The (al)most sensible voice at the table seemed to be that of Mr. Panitchpakdi (who may – or may not – be the Secretary-General of the UN Conference on Trade and Development [UNCTAD]) who:
stated that the peer review (! -hro) concept within a revised global institutional governance mechanism for sustainable development was good but premature given the fact that there was as yet no common agreement on a definition of the green economy. He also renewed his call for caution about adding yet new institutional layers.
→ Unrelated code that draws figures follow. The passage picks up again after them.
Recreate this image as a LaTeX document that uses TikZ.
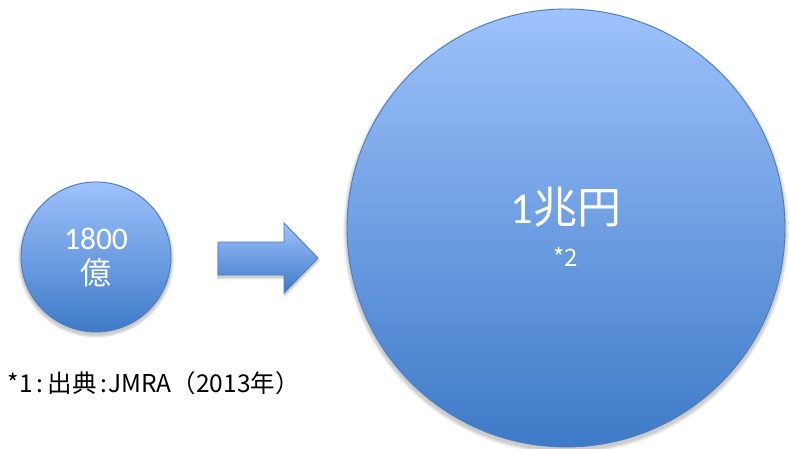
\documentclass[tikz,border=0pt]{standalone}
\usepackage{fontspec}
\setmainfont{Carlito}
\newfontfamily\cjk{Noto Sans CJK JP}
\definecolor{gtop}{RGB}{158,194,252}
\definecolor{gbot}{RGB}{62,122,200}
\definecolor{edge}{RGB}{74,126,187}
\tikzset{
  blob/.style={draw=edge, line width=0.9pt, top color=gtop, bottom color=gbot},
  lbl/.style={text=white, inner sep=0pt, anchor=base},
  note/.style={text=black, inner sep=0pt, anchor=base west, font=\fontsize{24.5}{24.5}\selectfont\cjk}
}
\begin{document}
\begin{tikzpicture}[x=1pt,y=1pt]
\useasboundingbox (0,0) rectangle (789,448);
% shadows
\foreach \k in {1,...,5}{
  \fill[black, opacity=0.045] (96,{191-2.5}) circle ({75+\k*0.7});
  \fill[black, opacity=0.045] (566,{220-3}) circle ({219+\k*0.8});
  \fill[black, opacity=0.04] ({218-\k*0.3},{206-2.5-\k*0.2}) -- ({284},{206-2.5}) -- (284,{225-2.5+\k*0.4}) -- ({318+\k*0.5},{190-2.5}) -- (284,{155-2.5-\k*0.5}) -- (284,{173-2.5-\k*0.4}) -- ({218-\k*0.3},{173-2.5-\k*0.4}) -- cycle;
}
% shapes
\node[circle, blob, minimum size=150pt, inner sep=0pt] (small) at (96,191) {};
\node[circle, blob, minimum size=438pt, inner sep=0pt] (big) at (566,220) {};
\draw[blob, line join=miter] (218,206) -- (284,206) -- (284,225) -- (318,190) -- (284,155) -- (284,173) -- (218,173) -- cycle;
% texts
\node[lbl, font=\fontsize{31.5}{31.5}\selectfont] (n1800) at (96,199) {1800};
\node[lbl, font=\fontsize{31}{31}\selectfont\cjk] (oku) at (96,164) {億};
\node[lbl, font=\fontsize{44}{44}\selectfont] (cho) at (566,225) {1{\cjk 兆円}};
\node[lbl, font=\fontsize{24}{24}\selectfont\cjk] (ast2) at (566,182) {*2};
% source note
\node[note] (src) at (7.5,56) {*1\hspace{4pt}:\hspace{4pt}出典\hspace{4pt}:\hspace{1pt}JMRA（2013年）};
\end{tikzpicture}
\end{document}
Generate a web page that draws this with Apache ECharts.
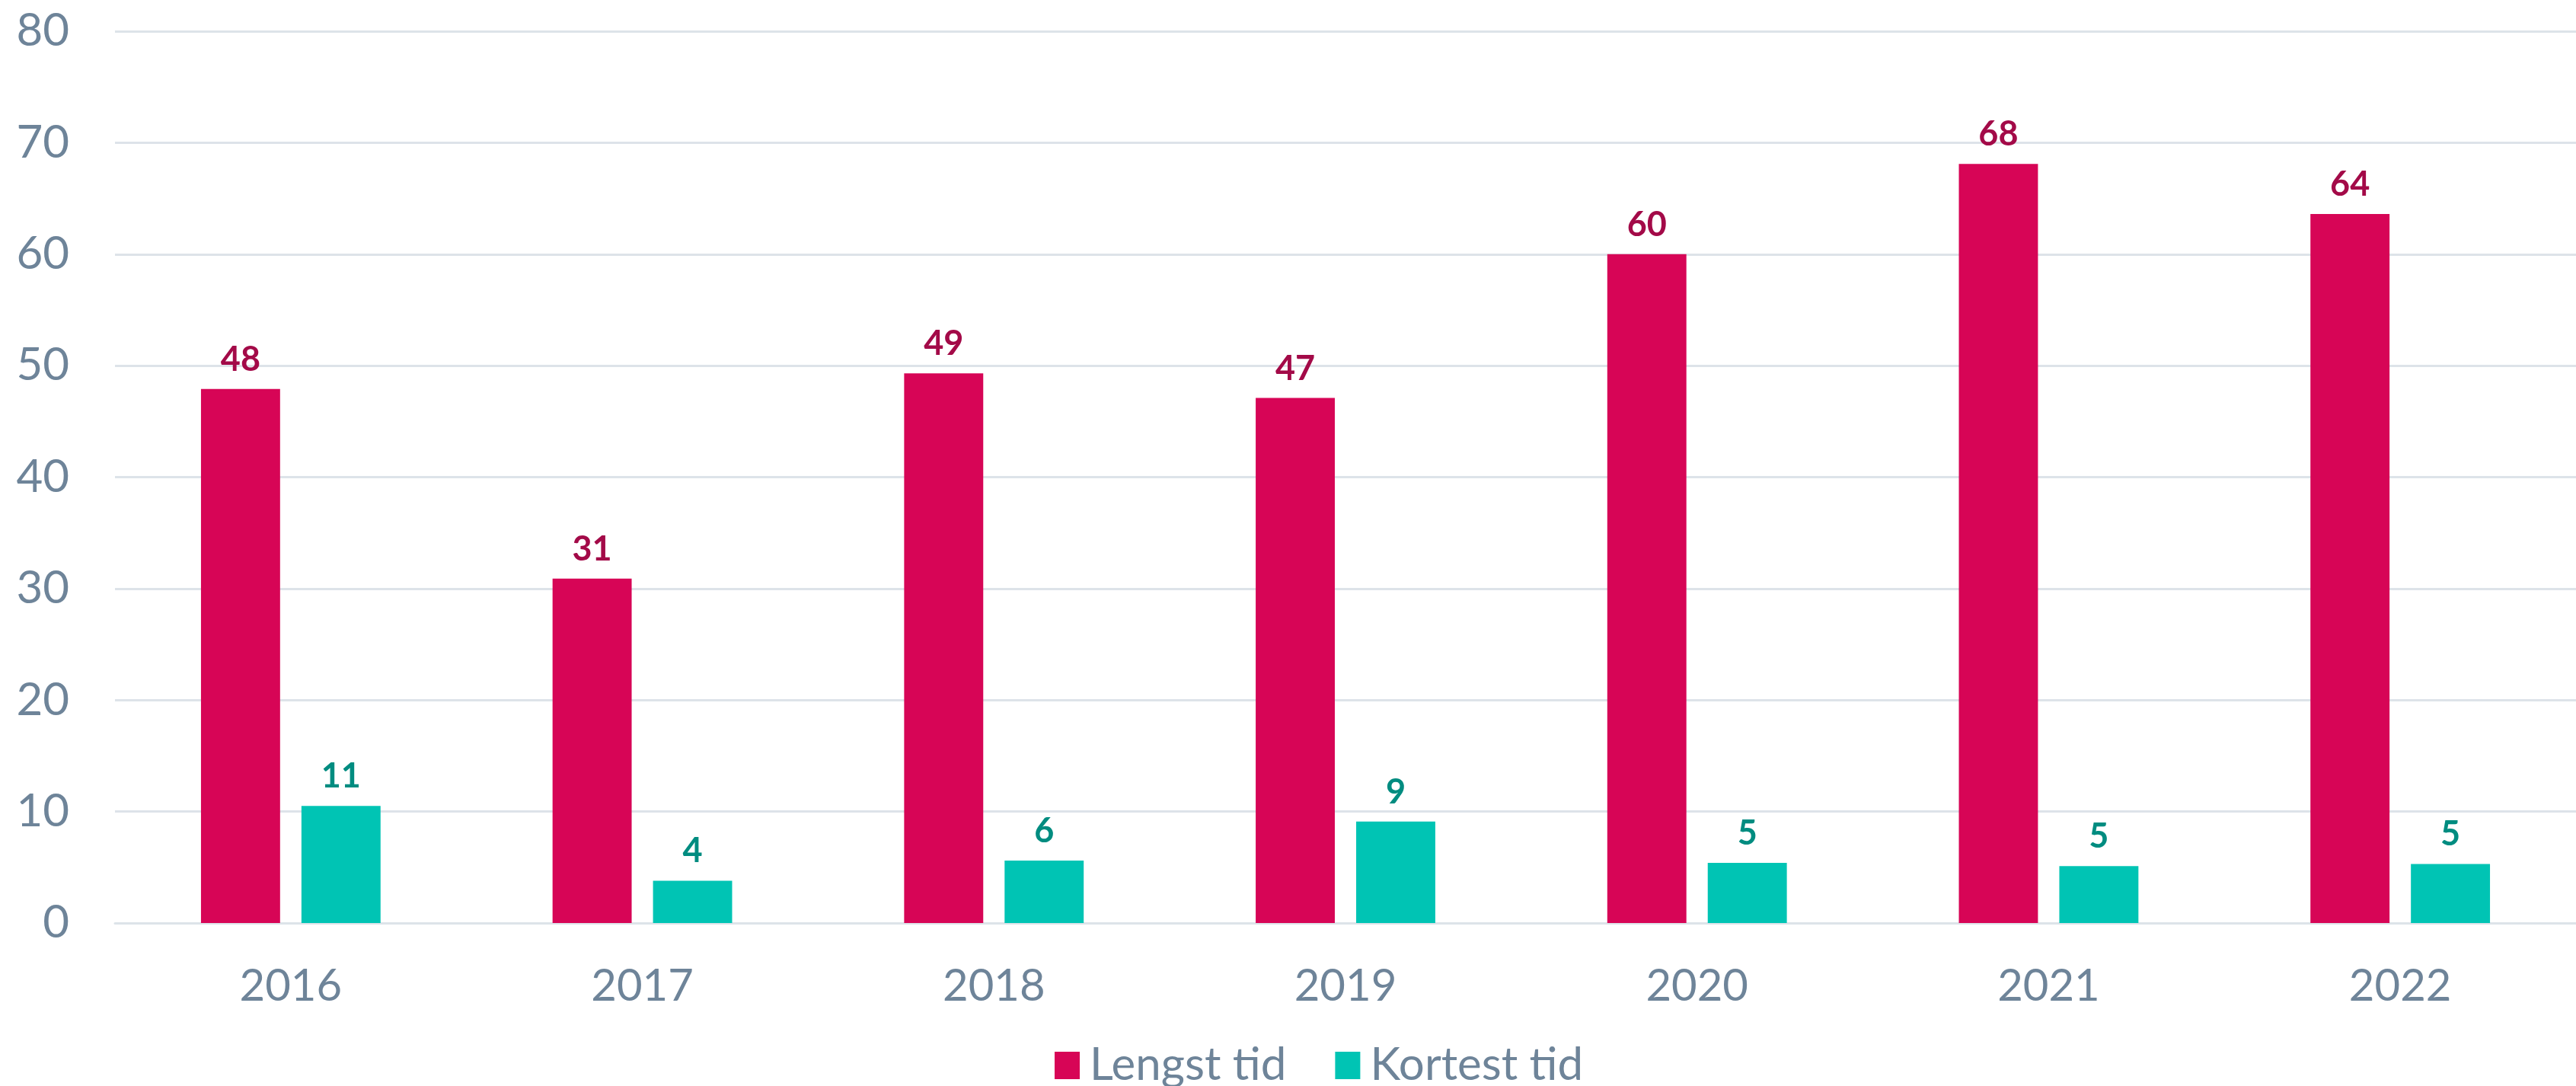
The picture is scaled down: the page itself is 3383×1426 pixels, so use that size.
<!DOCTYPE html>
<html>
<head>
<meta charset="utf-8">
<script src="https://cdn.jsdelivr.net/npm/echarts@6/dist/echarts.min.js"></script>
<style>
  html, body { margin: 0; padding: 0; background: #fff; }
  #chart { width: 3383px; height: 1426px; }
</style>
</head>
<body>
<div id="chart"></div>
<script>
const years = ['2016', '2017', '2018', '2019', '2020', '2021', '2022'];
const lengstTid = [47.9, 30.9, 49.3, 47.1, 60.0, 68.1, 63.6];
const kortestTid = [10.5, 3.8, 5.6, 9.1, 5.4, 5.1, 5.3];
const seriesNames = ['Lengst tid', 'Kortest tid'];

const fontFamily = 'Lato, "Open Sans", sans-serif';
const axisColor = '#6e8499';
const gridColor = '#dde3e9';

const chart = echarts.init(document.getElementById('chart'));

const labelStyle = (color) => ({
  show: true,
  position: 'top',
  distance: 16,
  color: color,
  fontSize: 45,
  fontWeight: 'bold',
  fontFamily: fontFamily,
  formatter: ({ value }) => Math.round(value)
});

chart.setOption({
  animation: false,
  grid: {
    left: 151,
    right: 0,
    top: 41,
    bottom: 214
  },
  legend: {
    data: seriesNames,
    left: 1380,
    bottom: -8,
    icon: 'rect',
    itemWidth: 33,
    itemHeight: 36,
    itemGap: 64,
    textStyle: {
      color: axisColor,
      fontSize: 60,
      fontFamily: fontFamily,
      padding: [0, 0, 0, 8]
    }
  },
  xAxis: {
    type: 'category',
    data: years,
    axisTick: { show: false },
    axisLine: { lineStyle: { color: gridColor, width: 3 } },
    axisLabel: {
      color: axisColor,
      fontSize: 58,
      fontFamily: fontFamily,
      margin: 54
    }
  },
  yAxis: {
    type: 'value',
    min: 0,
    max: 80,
    interval: 10,
    axisLabel: {
      color: axisColor,
      fontSize: 60,
      fontFamily: fontFamily,
      margin: 60
    },
    splitLine: { lineStyle: { color: gridColor, width: 3 } }
  },
  series: [
    {
      name: seriesNames[0],
      type: 'bar',
      data: lengstTid,
      barWidth: '22.5%',
      barGap: '27%',
      itemStyle: { color: '#d70556' },
      label: labelStyle('#a30a48')
    },
    {
      name: seriesNames[1],
      type: 'bar',
      data: kortestTid,
      barWidth: '22.5%',
      itemStyle: { color: '#00c4b4' },
      label: labelStyle('#008c80')
    }
  ]
});
</script>
</body>
</html>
When a sectoral structure and silo approach still prevailed within the system, he advocated for renewed efforts at syncronization and harmonization of existing structures, rather than the creation of new ones.
So the alarmists and green-growthers of the world have been yammering on for years about the need for a “green economy”, yet it would appear that even those at the the highest echelons of the UN have not yet agreed on a definition!
The astute reader, however, will notice that this did not seem to prevent Pasztor from picking up yet another expression (“tinkering at the margins”) and dropping it on the table of the HLPGS.
One other excerpt from this “Confidential Summary” is rather noteworthy. It was part of Harris’ report (p.12):
The UN also suffered from a double perception problem – a general scepticism as to whether the UN was the appropriate forum for timely decision-making; and a feeling that the UN only dealt with development and was not relevant to all its member countries.
Perhaps all these panels should consider skipping the pronouncements … and singing a different tune … Let’s call the whole thing off?!